> **INPUT**:
--- --- ---

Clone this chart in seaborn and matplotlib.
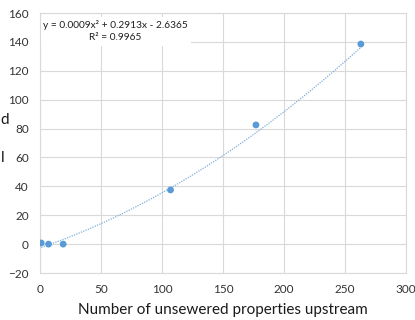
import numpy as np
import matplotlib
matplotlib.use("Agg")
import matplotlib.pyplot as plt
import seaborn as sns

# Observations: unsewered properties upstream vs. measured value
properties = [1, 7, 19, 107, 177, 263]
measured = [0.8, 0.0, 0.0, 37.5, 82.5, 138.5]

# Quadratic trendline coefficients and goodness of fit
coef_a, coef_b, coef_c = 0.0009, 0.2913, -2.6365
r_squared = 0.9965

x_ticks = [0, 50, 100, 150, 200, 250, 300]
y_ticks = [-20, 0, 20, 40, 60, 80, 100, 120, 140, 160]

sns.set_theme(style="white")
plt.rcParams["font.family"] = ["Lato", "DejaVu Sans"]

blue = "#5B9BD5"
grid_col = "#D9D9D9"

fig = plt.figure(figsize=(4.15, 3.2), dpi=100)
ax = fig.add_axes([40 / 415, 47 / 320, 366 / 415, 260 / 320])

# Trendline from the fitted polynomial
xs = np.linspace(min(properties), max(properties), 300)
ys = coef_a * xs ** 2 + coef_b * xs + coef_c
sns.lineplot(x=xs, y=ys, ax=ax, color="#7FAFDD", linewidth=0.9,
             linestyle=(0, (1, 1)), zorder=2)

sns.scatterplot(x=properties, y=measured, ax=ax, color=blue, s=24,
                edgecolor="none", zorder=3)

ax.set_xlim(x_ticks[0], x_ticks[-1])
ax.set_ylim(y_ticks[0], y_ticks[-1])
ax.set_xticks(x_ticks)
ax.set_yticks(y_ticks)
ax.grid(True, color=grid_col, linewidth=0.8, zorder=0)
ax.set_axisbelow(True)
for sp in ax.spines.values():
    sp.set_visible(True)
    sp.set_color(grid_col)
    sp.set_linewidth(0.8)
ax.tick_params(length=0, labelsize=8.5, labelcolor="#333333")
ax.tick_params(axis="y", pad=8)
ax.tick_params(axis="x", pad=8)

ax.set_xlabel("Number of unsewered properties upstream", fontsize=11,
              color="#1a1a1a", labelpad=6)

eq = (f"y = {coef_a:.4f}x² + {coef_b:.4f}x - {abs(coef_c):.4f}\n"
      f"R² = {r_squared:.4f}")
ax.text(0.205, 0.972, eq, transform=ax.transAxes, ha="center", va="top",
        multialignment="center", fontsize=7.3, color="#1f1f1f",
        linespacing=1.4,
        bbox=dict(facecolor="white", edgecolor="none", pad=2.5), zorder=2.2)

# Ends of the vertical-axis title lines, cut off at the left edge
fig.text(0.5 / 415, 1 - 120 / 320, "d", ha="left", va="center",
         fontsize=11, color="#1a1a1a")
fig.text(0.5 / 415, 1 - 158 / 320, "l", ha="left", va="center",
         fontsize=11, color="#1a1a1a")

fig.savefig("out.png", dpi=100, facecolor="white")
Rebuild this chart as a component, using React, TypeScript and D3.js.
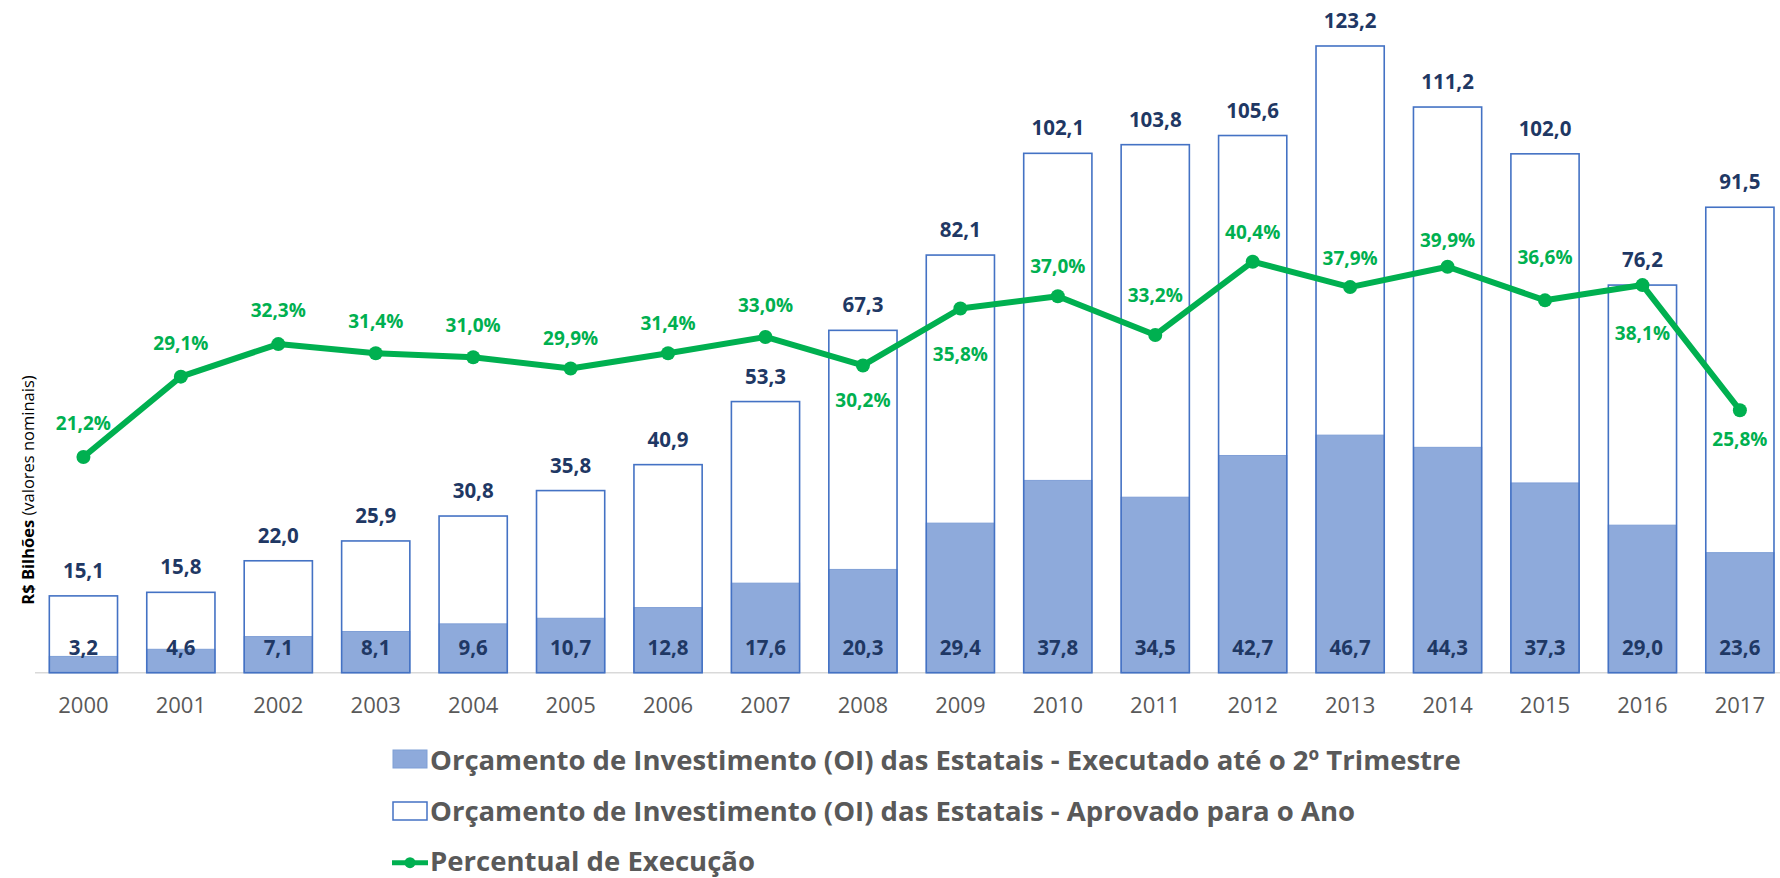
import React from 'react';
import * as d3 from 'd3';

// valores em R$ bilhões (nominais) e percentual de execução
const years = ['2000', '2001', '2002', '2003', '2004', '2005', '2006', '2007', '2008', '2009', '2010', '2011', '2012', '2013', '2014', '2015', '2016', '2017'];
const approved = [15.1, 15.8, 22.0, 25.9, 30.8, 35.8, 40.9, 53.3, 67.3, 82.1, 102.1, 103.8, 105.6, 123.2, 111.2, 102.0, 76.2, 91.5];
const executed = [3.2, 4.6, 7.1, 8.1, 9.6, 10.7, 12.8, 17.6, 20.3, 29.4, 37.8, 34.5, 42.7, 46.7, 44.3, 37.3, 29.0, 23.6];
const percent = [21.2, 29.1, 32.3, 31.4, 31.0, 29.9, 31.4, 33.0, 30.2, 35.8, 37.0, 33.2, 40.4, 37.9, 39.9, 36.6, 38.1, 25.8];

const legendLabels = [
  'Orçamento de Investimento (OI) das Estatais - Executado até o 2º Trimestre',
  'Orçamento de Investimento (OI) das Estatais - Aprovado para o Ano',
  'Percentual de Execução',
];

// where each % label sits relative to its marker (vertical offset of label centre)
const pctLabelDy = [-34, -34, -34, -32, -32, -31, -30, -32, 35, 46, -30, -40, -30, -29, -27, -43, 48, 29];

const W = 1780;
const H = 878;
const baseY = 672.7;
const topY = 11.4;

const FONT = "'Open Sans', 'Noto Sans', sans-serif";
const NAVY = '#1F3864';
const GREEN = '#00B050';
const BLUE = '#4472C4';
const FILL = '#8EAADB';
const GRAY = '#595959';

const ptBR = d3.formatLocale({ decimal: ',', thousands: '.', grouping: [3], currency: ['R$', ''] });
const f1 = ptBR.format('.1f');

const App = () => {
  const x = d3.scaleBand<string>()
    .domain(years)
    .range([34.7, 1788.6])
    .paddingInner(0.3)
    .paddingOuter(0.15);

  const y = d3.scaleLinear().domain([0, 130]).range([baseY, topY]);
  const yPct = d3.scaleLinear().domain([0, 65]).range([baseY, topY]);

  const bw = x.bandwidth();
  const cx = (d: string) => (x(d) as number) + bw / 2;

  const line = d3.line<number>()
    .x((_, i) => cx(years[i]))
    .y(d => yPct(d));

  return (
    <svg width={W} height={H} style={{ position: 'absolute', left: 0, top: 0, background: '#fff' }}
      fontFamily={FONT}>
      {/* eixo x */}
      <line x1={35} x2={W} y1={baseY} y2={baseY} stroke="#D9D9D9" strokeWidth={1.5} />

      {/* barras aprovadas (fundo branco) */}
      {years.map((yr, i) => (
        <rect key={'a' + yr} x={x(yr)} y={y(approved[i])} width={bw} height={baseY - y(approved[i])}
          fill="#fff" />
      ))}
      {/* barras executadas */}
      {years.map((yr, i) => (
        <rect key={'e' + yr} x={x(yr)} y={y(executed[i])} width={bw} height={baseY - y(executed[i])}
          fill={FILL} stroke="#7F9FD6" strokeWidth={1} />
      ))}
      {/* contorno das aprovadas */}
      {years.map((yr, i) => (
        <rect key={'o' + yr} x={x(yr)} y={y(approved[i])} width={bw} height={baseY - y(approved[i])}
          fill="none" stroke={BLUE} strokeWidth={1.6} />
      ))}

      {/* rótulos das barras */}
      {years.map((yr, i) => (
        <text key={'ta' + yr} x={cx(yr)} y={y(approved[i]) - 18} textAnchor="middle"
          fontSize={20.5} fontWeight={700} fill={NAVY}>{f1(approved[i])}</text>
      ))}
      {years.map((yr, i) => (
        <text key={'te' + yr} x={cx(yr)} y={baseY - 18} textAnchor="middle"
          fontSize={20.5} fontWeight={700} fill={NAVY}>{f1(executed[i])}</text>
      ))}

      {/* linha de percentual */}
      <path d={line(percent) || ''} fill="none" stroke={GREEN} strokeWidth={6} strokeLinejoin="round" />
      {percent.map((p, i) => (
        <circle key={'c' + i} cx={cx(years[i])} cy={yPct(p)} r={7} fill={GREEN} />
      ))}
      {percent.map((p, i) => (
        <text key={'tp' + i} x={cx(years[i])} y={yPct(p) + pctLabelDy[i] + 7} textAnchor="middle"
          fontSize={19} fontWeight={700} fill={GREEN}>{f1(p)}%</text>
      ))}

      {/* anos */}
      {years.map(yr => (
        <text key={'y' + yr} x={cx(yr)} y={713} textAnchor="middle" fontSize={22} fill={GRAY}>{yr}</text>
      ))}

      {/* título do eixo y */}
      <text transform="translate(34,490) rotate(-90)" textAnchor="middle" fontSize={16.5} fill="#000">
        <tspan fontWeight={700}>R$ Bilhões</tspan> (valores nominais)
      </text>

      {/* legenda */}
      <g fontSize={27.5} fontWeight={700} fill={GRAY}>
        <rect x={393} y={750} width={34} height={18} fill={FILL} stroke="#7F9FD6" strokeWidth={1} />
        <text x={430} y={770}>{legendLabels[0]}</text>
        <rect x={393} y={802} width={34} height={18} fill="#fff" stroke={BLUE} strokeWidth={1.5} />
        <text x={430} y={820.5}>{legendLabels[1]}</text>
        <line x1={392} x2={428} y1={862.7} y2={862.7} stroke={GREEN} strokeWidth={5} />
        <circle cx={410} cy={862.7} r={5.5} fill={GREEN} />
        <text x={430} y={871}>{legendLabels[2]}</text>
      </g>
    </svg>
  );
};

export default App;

--- --- ---

> **THE TASK**: Take the material above and output only the lines from the one that contains "Rebuild this chart" through the one that contains "const topY = 11.4;", ends included and images left out.

> **COMPLETE OUTPUT**:
Rebuild this chart as a component, using React, TypeScript and D3.js.
import React from 'react';
import * as d3 from 'd3';

// valores em R$ bilhões (nominais) e percentual de execução
const years = ['2000', '2001', '2002', '2003', '2004', '2005', '2006', '2007', '2008', '2009', '2010', '2011', '2012', '2013', '2014', '2015', '2016', '2017'];
const approved = [15.1, 15.8, 22.0, 25.9, 30.8, 35.8, 40.9, 53.3, 67.3, 82.1, 102.1, 103.8, 105.6, 123.2, 111.2, 102.0, 76.2, 91.5];
const executed = [3.2, 4.6, 7.1, 8.1, 9.6, 10.7, 12.8, 17.6, 20.3, 29.4, 37.8, 34.5, 42.7, 46.7, 44.3, 37.3, 29.0, 23.6];
const percent = [21.2, 29.1, 32.3, 31.4, 31.0, 29.9, 31.4, 33.0, 30.2, 35.8, 37.0, 33.2, 40.4, 37.9, 39.9, 36.6, 38.1, 25.8];

const legendLabels = [
  'Orçamento de Investimento (OI) das Estatais - Executado até o 2º Trimestre',
  'Orçamento de Investimento (OI) das Estatais - Aprovado para o Ano',
  'Percentual de Execução',
];

// where each % label sits relative to its marker (vertical offset of label centre)
const pctLabelDy = [-34, -34, -34, -32, -32, -31, -30, -32, 35, 46, -30, -40, -30, -29, -27, -43, 48, 29];

const W = 1780;
const H = 878;
const baseY = 672.7;
const topY = 11.4;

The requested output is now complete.